アギレ・ジャパン最初のアウェー戦はライバル韓国になることが1日、分かった。年内開催で、日韓両国サッカー協会が日程調整に着手する。来年1月のアジア杯(オーストラリア)、18年W杯ロシア大会アジア予選(時期未定)に向け、新体制の腕試しには絶好の相手だ。契約間近なハビエル・アギレ氏(55)が就任早々、親善試合としては最も過熱する日韓ダービーマッチで手腕を発揮する。

 伝統の一戦が組まれることになった。過去に数々の名勝負を繰り広げたアジア最強ダービーが、アギレ氏を待ち構える。しかもアウェーだ。

 日本協会の大仁邦弥会長はW杯前に「韓国との契約が1試合残っているし、やらないといけない」と、今年中の実施を示唆した。実は11年8月10日に札幌で日韓戦を開催する際、韓国協会とはホームアンドアウェーの契約を締結していた。
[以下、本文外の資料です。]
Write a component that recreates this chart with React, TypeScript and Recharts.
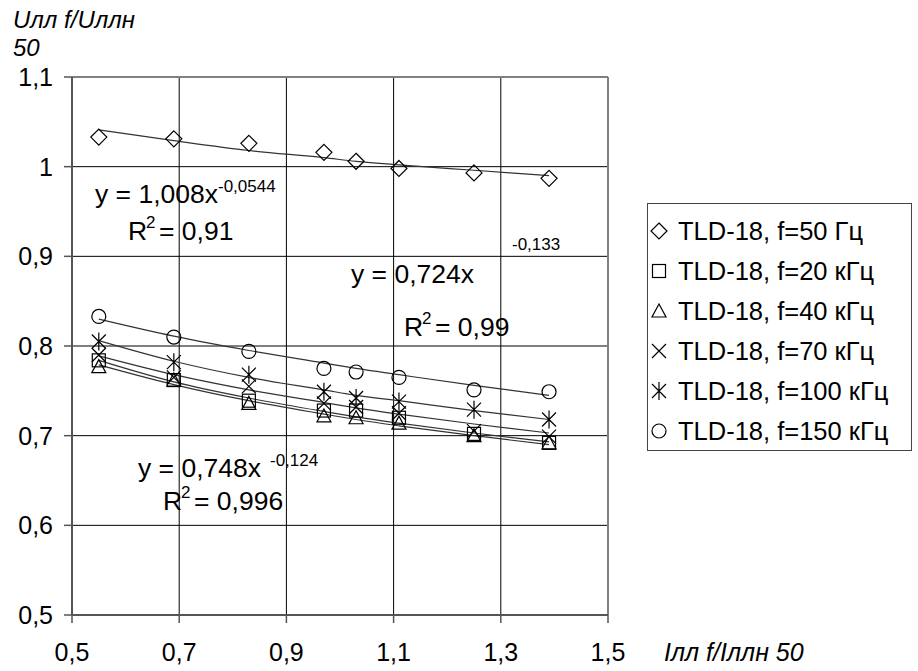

W杯予選など、両国の日程上の理由で延期されており、今年中には実施することで一致している。

 先月27日にブラジルから帰国した際、大仁会長は「大会が終わったばかりで、まだ本当に韓国とは話してない。(日程調整は)これからです」と話した。今後、両国協会の実務者同士が日程を詰め、9、10、11月に2試合ずつ組まれている国際Aマッチデーにはめることになる。

 今回の日韓戦は、過去にないほど激しい一戦になる可能性が高い。W杯で日韓両国は、ともに1分け2敗で1次リーグ敗退した。日本代表は帰国時に温かく迎えられたが、韓国は空港でアメを投げられるなど、極度の緊張感の中での帰国となった。韓国代表にとって、失った国民の信頼を一気に回復するには、日本戦で快勝するしかない。
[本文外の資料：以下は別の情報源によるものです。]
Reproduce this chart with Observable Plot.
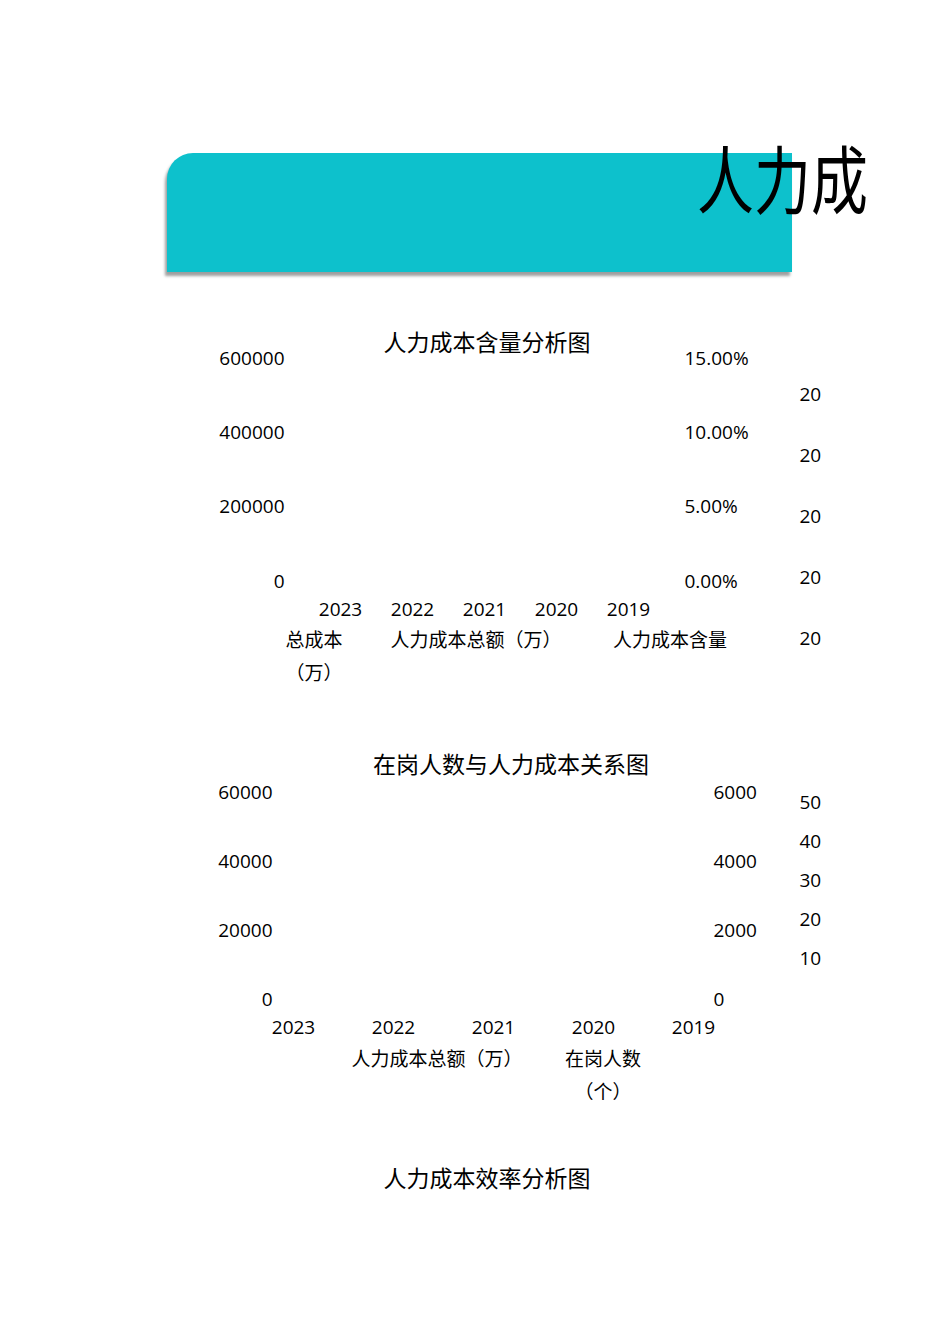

 アギレ氏は、メキシコリーグとスペインリーグ、さらにメキシコ代表監督として、数々のダービーマッチを経験している。レベルの高い試合も多く経験しているが、アウェーの日韓戦は独特の物々しい雰囲気の中で開催される。過去には、現地スタジアムのピッチ上で練習している際、周囲の陸上トラックでは兵士による軍事訓練が行われていたこともあった。当然、試合当日はスタジアムが真っ赤に染まり、指揮官の声も通らない。
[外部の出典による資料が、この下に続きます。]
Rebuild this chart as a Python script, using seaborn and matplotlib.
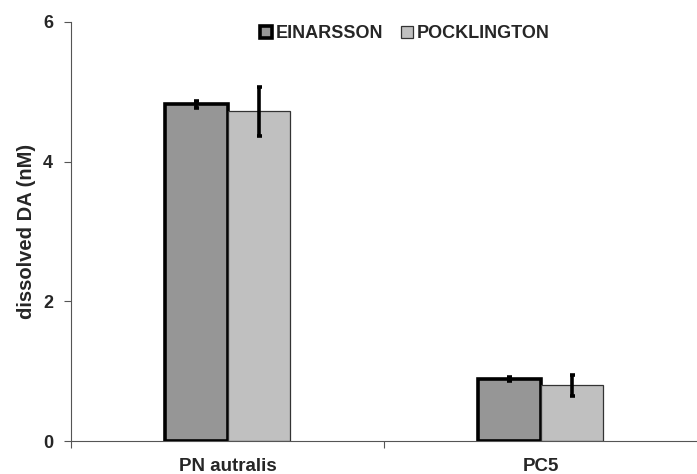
import matplotlib
matplotlib.use("Agg")
import matplotlib.pyplot as plt
import seaborn as sns
import pandas as pd
import numpy as np

categories = ["PN autralis", "PC5"]
series = ["EINARSSON", "POCKLINGTON"]
einarsson = [4.82, 0.89]
einarsson_err = [0.05, 0.03]
pocklington = [4.72, 0.80]
pocklington_err = [0.35, 0.15]
colors = ["#969696", "#C0C0C0"]

df = pd.DataFrame({
    "cat": categories * 2,
    "series": [series[0]] * 2 + [series[1]] * 2,
    "val": einarsson + pocklington,
})
errs = einarsson_err + pocklington_err

sns.set_style("white")
plt.rcParams["font.family"] = ["Liberation Sans", "DejaVu Sans"]
plt.rcParams["font.weight"] = "bold"

fig = plt.figure(figsize=(6.97, 4.74), dpi=100)
ax = fig.add_axes([71/697, 33/474, 626/697, 419/474])

sns.barplot(data=df, x="cat", y="val", hue="series", palette=colors,
            errorbar=None, width=0.4, gap=0, ax=ax, saturation=1)

bars = ax.patches[:4]
for i, p in enumerate(bars):
    if i < 2:
        p.set_edgecolor("black"); p.set_linewidth(2.6)
    else:
        p.set_edgecolor("#333333"); p.set_linewidth(0.9)
    xc = p.get_x() + p.get_width() / 2
    ax.errorbar(xc, p.get_height(), yerr=errs[i], fmt="none", ecolor="black",
                elinewidth=2.6, capsize=1.8, capthick=2.6, zorder=5)

ax.set_xlim(-0.5, 1.5)
ax.set_ylim(0, 6)
ax.set_yticks([0, 2, 4, 6])
ax.set_xticks([-0.5, 0.5], minor=True)
ax.set_xlabel("")
ax.set_ylabel("dissolved DA (nM)", fontsize=14.5, fontweight="bold", labelpad=5)
ax.tick_params(axis="y", direction="out", length=5, width=0.8, color="#555555",
               labelsize=13, pad=8, left=True)
ax.tick_params(axis="x", which="major", length=0, labelsize=13.5, pad=12)
ax.tick_params(axis="x", which="minor", direction="out", length=5, width=0.8,
               color="#555555", bottom=True)
for lab in ax.get_xticklabels() + ax.get_yticklabels():
    lab.set_fontweight("bold")
for s in ["top", "right"]:
    ax.spines[s].set_visible(False)
for s in ["left", "bottom"]:
    ax.spines[s].set_color("#555555")
    ax.spines[s].set_linewidth(0.8)

leg = ax.legend(loc="center", bbox_to_anchor=(0.533, 0.972), ncol=2, frameon=False,
                prop={"weight": "bold", "size": 13}, handlelength=0.65, handleheight=0.65,
                handletextpad=0.2, columnspacing=1.0)
for h, lw in zip(leg.legend_handles, [2.6, 0.9]):
    h.set_linewidth(lw)
    h.set_edgecolor("black" if lw > 1 else "#333333")

fig.savefig("out.png", dpi=100)
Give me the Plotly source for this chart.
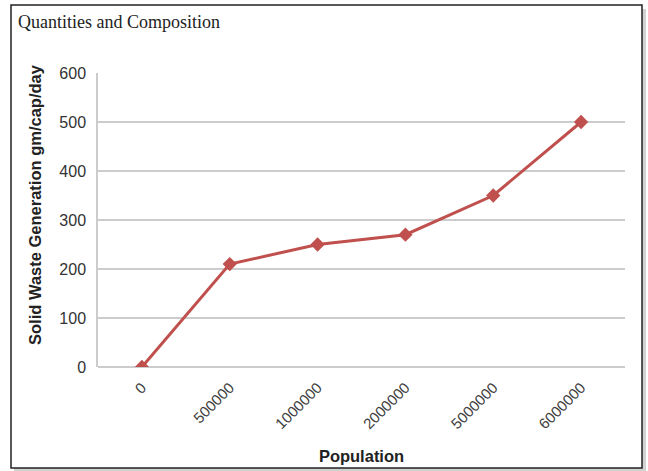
import plotly.graph_objects as go

# Population bands and per-capita solid waste generation
population = ["0", "500000", "1000000", "2000000", "5000000", "6000000"]
waste_gm_cap_day = [0, 210, 250, 270, 350, 500]
y_ticks = [0, 100, 200, 300, 400, 500, 600]

W, H = 648, 471
L, R, T, B = 98, 23, 73, 104
pw, ph = W - L - R, H - T - B


def px(x):
    return (x - L) / pw


def py(y):
    return (H - B - y) / ph


fig = go.Figure()
fig.add_trace(go.Scatter(
    x=population, y=waste_gm_cap_day, mode="lines+markers",
    line=dict(color="#C0504D", width=3),
    marker=dict(symbol="diamond", size=11, color="#C0504D"),
    showlegend=False,
))

shapes = [
    # soft drop shadow of the frame
    dict(type="rect", xref="paper", yref="paper",
         x0=px(14), x1=px(646), y0=py(471), y1=py(9),
         line=dict(width=0), fillcolor="rgba(0,0,0,0.18)", layer="below"),
    dict(type="rect", xref="paper", yref="paper",
         x0=px(11), x1=px(642), y0=py(468), y1=py(5),
         line=dict(width=0), fillcolor="white", layer="below"),
    dict(type="rect", xref="paper", yref="paper",
         x0=px(11), x1=px(642), y0=py(468), y1=py(5),
         line=dict(color="#222222", width=1.5), fillcolor="rgba(0,0,0,0)"),
]

annotations = [
    dict(text="Quantities and Composition", xref="paper", yref="paper",
         x=px(16), y=py(22), xanchor="left", yanchor="middle", showarrow=False,
         font=dict(family="Liberation Serif, Times New Roman, serif", size=18, color="#222222")),
    dict(text="<b>Solid Waste Generation gm/cap/day</b>", xref="paper", yref="paper",
         x=px(35), y=py(205), xanchor="center", yanchor="middle", showarrow=False,
         textangle=-90, font=dict(size=16.5, color="#222222")),
]

fig.update_layout(
    width=W, height=H,
    margin=dict(l=L, r=R, t=T, b=B),
    paper_bgcolor="white", plot_bgcolor="white",
    font=dict(family="Liberation Sans, Arial, sans-serif", color="#333333"),
    shapes=shapes,
    annotations=annotations,
    xaxis=dict(
        type="category", range=[-0.5, 5.5], tickangle=-45,
        showgrid=False, showline=False, ticks="", ticklabelstandoff=8,
        tickfont=dict(size=15, color="#404040"),
        title=dict(text="<b>Population</b>", font=dict(size=16.5, color="#222222"), standoff=19),
        automargin=False,
    ),
    yaxis=dict(
        range=[0, 600], tickvals=y_ticks, showgrid=True, gridcolor="#CCCCCC", gridwidth=1.5,
        showline=True, linecolor="#CCCCCC", linewidth=1.5, zeroline=True,
        zerolinecolor="#CCCCCC", zerolinewidth=1.5, ticks="", ticklabelstandoff=7,
        tickfont=dict(size=16, color="#333333"),
        automargin=False,
    ),
)

fig.write_html("out.html")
 新指導者にとって厳しい環境ではあるが、今後4年間、アジアでの戦いを続ける上で、これ以上ない経験になる。しかも好采配で勝利に導けば、選手たちや日本協会からの信頼が厚くなることは間違いない。試練のアウェー戦ではあるが、アギレ氏にとっては大きなチャンスにもなる。

 ◆国際Aマッチの日韓戦

 通算73試合で日本が13勝22分け38敗と負け越している(PK戦は引き分けとして集計)。ただ、Jリーグが創設された93年以降に限れば、7勝9分け7敗と五分で、ザッケローニ監督時には4試合で2勝2分け0敗。直近の対戦は昨年7月28日のアウェーでの東アジア杯で、FW柿谷の2ゴールで日本が2-1で勝利を飾った。通算73試合のうち敵地では22試合。5勝3分け14敗と負け越しているが、93年以降は5勝3分け2敗と白星先行。<アギレ氏主なライバル対決>

 ◆米国

 2度のメキシコ代表監督時代、北中米カリブ海のライバル米国と計4回対戦した。第1期の01~02年は1勝1敗。W杯日韓大会の予選は1-0で勝ったが、本大会の決勝トーナメント1回戦では0-2で敗れた。09~10年の第2期は2戦2勝。ゴールド杯は5-0、W杯南アフリカ大会予選は2-1で勝った。

 ◆Rマドリード

 スペイン1部Aマドリードの監督だった06~09年に「マドリードダービー」で計5回対戦。06-07シーズンは2分けだったが、07-08シーズン以降は3連敗した。

 ◆バルセロナ

 スペイン1部エスパニョールを率いた12~14年に4度「バルセロナダービー」を指揮。13年1月に0-4で敗れたのを皮切りに4戦全敗。得点0、失点8と歯が立たず。